Let me tell a story
Contentment, they say
is a state of happiness and satisfaction, we normally see in the context of
being happy with what you have or rather what you have got. Maybe, it is more
than that, sometimes, I cannot tell. For what you have got may not mean that
much and what you have you might not have placed value on to begin to treasure
it as a great possession, it is all contained in the mystery of contentment.
To some and to myself
I have so admonished to a sense of gratitude that if I cannot have what I want,
I should love and cherish what I have got. It is not about setting one’s sights
low and or the lack of ambition.
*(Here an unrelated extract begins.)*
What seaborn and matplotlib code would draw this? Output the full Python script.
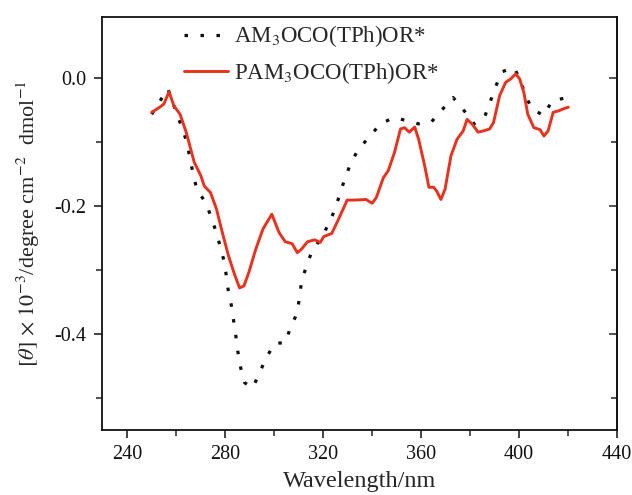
import numpy as np
import pandas as pd
import matplotlib
matplotlib.use("Agg")
import matplotlib.pyplot as plt
import seaborn as sns
from matplotlib.ticker import FixedLocator, FormatStrFormatter

# ---- data ----
pam_wl = [249.9, 253.2, 254.9, 257.0, 259.0, 261.5, 264.0, 267.3, 270.0, 271.4, 273.9, 276.4,
          278.8, 281.3, 283.5, 285.8, 287.6, 289.6, 292.4, 295.4, 299.0, 302.0, 304.5, 307.3,
          309.4, 311.0, 313.6, 316.5, 318.8, 320.2, 323.5, 326.0, 329.8, 332.6, 337.5, 340.0,
          341.7, 344.6, 346.6, 349.1, 351.6, 353.2, 355.2, 357.4, 359.0, 361.5, 363.2, 365.1,
          366.4, 368.1, 369.8, 372.2, 374.7, 377.2, 378.8, 381.0, 383.3, 385.5, 388.0, 389.6,
          392.1, 394.6, 396.6, 398.7, 400.3, 402.0, 403.6, 406.1, 408.6, 410.2, 411.9, 414.0,
          416.0, 418.5, 420.2]
pam_val = [-0.054, -0.046, -0.041, -0.022, -0.044, -0.057, -0.085, -0.132, -0.153, -0.169, -0.179, -0.205,
           -0.242, -0.278, -0.304, -0.328, -0.325, -0.304, -0.268, -0.236, -0.213, -0.242, -0.256, -0.259,
           -0.273, -0.268, -0.256, -0.253, -0.257, -0.248, -0.243, -0.223, -0.191, -0.191, -0.190, -0.196,
           -0.187, -0.156, -0.145, -0.117, -0.080, -0.078, -0.085, -0.077, -0.096, -0.138, -0.171, -0.171,
           -0.177, -0.190, -0.174, -0.122, -0.096, -0.083, -0.065, -0.073, -0.085, -0.083, -0.080, -0.070,
           -0.028, -0.007, -0.002, 0.006, -0.002, -0.023, -0.057, -0.078, -0.081, -0.091, -0.083, -0.054,
           -0.052, -0.048, -0.046]

am_wl = [249.9, 256.5, 259.0, 262.3, 264.3, 265.6, 266.9, 268.4, 272.2, 274.2, 276.4, 278.0,
         279.7, 281.3, 282.5, 283.5, 284.3, 285.1, 286.3, 287.9, 291.2, 293.7, 296.7, 300.3,
         304.5, 306.6, 309.4, 311.1, 313.1, 315.2, 319.3, 322.6, 324.8, 326.8, 328.8, 331.4,
         334.5, 339.2, 343.3, 349.1, 354.0, 359.0, 364.0, 368.1, 373.1, 377.7, 381.6, 385.9,
         390.4, 392.9, 397.9, 400.3, 402.5, 405.3, 410.2, 413.5, 418.5]
am_val = [-0.057, -0.017, -0.044, -0.078, -0.101, -0.127, -0.151, -0.175, -0.196, -0.218, -0.242, -0.265,
          -0.289, -0.335, -0.356, -0.382, -0.403, -0.427, -0.453, -0.476, -0.484, -0.463, -0.437, -0.414,
          -0.414, -0.390, -0.367, -0.320, -0.294, -0.273, -0.249, -0.226, -0.205, -0.182, -0.158, -0.132,
          -0.111, -0.091, -0.072, -0.062, -0.067, -0.072, -0.070, -0.052, -0.031, -0.052, -0.072, -0.062,
          -0.015, 0.009, 0.016, -0.001, -0.026, -0.049, -0.059, -0.036, -0.032]

labels = ["AM$_3$OCO(TPh)OR*", "PAM$_3$OCO(TPh)OR*"]
x_ticks = [240, 280, 320, 360, 400, 440]
y_ticks = [0.0, -0.2, -0.4]

# ---- style ----
sns.set_style("ticks")
plt.rcParams["font.family"] = ["Liberation Serif", "DejaVu Serif"]
plt.rcParams["mathtext.fontset"] = "stix"
plt.rcParams["axes.unicode_minus"] = False

fig = plt.figure(figsize=(6.32, 4.95), dpi=100)
ax = fig.add_axes([0.161, 0.131, 0.815, 0.835])

df_am = pd.DataFrame({"wl": am_wl, "val": am_val})
df_pam = pd.DataFrame({"wl": pam_wl, "val": pam_val})

sns.lineplot(data=df_am, x="wl", y="val", ax=ax, color="#111111", lw=2.3,
             linestyle=(0, (1.1, 3.9)), label=labels[0], sort=False)
sns.lineplot(data=df_pam, x="wl", y="val", ax=ax, color="#e8321e", lw=2.1,
             label=labels[1], sort=False)

ax.set_xlim(229.5, 440)
ax.set_ylim(-0.55, 0.095)

ax.xaxis.set_major_locator(FixedLocator(x_ticks))
ax.xaxis.set_minor_locator(FixedLocator([260, 300, 340, 380, 420]))
ax.yaxis.set_major_locator(FixedLocator(y_ticks))
ax.yaxis.set_minor_locator(FixedLocator([-0.1, -0.3, -0.5]))
ax.yaxis.set_major_formatter(FormatStrFormatter("%.1f"))

ax.tick_params(axis="both", which="major", direction="out", length=6, width=1.1,
               labelsize=14.5, colors="#111111", pad=5)
ax.tick_params(axis="both", which="minor", direction="out", length=4, width=1.1)

for s in ax.spines.values():
    s.set_linewidth(1.3)
    s.set_color("#111111")
    s.set_visible(True)

sec = ax.secondary_yaxis("right")
sec.yaxis.set_major_locator(FixedLocator(y_ticks))
sec.yaxis.set_minor_locator(FixedLocator([-0.1, -0.3, -0.5]))
sec.tick_params(which="major", direction="in", length=6, width=1.1, labelright=False)
sec.tick_params(which="minor", direction="in", length=4, width=1.1, labelright=False)
sec.spines["right"].set_linewidth(1.3)

ax.set_xlabel("Wavelength/nm", fontsize=17.5, labelpad=5)
ax.set_ylabel(r"$[\mathit{\theta}]$ $\times$ $10^{-3}$/degree cm$^{-2}$  dmol$^{-1}$",
              fontsize=16, labelpad=9)

leg = ax.legend(loc="upper left", bbox_to_anchor=(0.133, 1.017), frameon=False,
                fontsize=16.5, handlelength=1.9, handletextpad=0.3, labelspacing=0.45,
                borderaxespad=0.2)

fig.savefig("out.png", dpi=100)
Some pursuits lead to exhaustion and
unfulfilled dreams, big as the dreams may be.
The wisdom of the
ancients
For we all have the
woes and adversity that becomes the defining things of our storied existence,
then set against the tale of another, our suffering in all the ways that it
affected us, is small in comparison.
Whilst, watching the
military investigation television series NCIS, there was an
episode I had watched some years ago that I appeared on that occasion to have missed
hearing an aphorism that led me down the search for its provenance until it
brought me to the wisdom of the ancients, having passed through many
attributions including that of Helen
Keller took me to 13th Century Persia and a moment of deep
reflection inspiring this blog.
The little is great
indeed
“I never lamented
about the vicissitudes of time or complained of the turns of fortune except on
the occasion when I was barefooted and unable to procure slippers. But when I
entered the great mosque of Kufah with a sore heart and beheld a man without
feet I offered thanks to the bounty of God, consoled myself for my want of
shoes and recited:
A roast fowl is to the sight of a satiated
man
Less valuable than a blade of fresh grass on the table
And to him who has no means nor power
A burnt turnip is a roasted fowl.”
Sheikh Muslih-uddin Sa'di
Shirazi [Gulistan of
Sa'di: Chapter III Story 19]
A paraphrase of the
above quote in all its context is attributed to Helen Keller as “I cried
because I had no shoes until I met a man who had no feet.”
Touched by amazing
lives
I was in primary
school when I learnt about Helen Keller, she had only been gone 6 years,
another story that had such a profound effect on my impressionable mind was
that of John
Brown, the abolitionist, and who can forget the Harpers Ferry raid and the
marching song with the refrain, His soul is marching
on? But I digress.
For years, I mourned
the loss of love; for he had died, and then I realised, I was alive to love
again. In the same vein, for the pain, I have felt and the many sorrows indeed,
the greatest thing about being alive is the spirit of hope and possibility, for
in whatever situation we might be in, opportunity abounds for gratitude and
thankfulness, when we count our blessings, naming them one by one, and that is
what contentment is all about. The wisdom of the ancients is indeed timeless.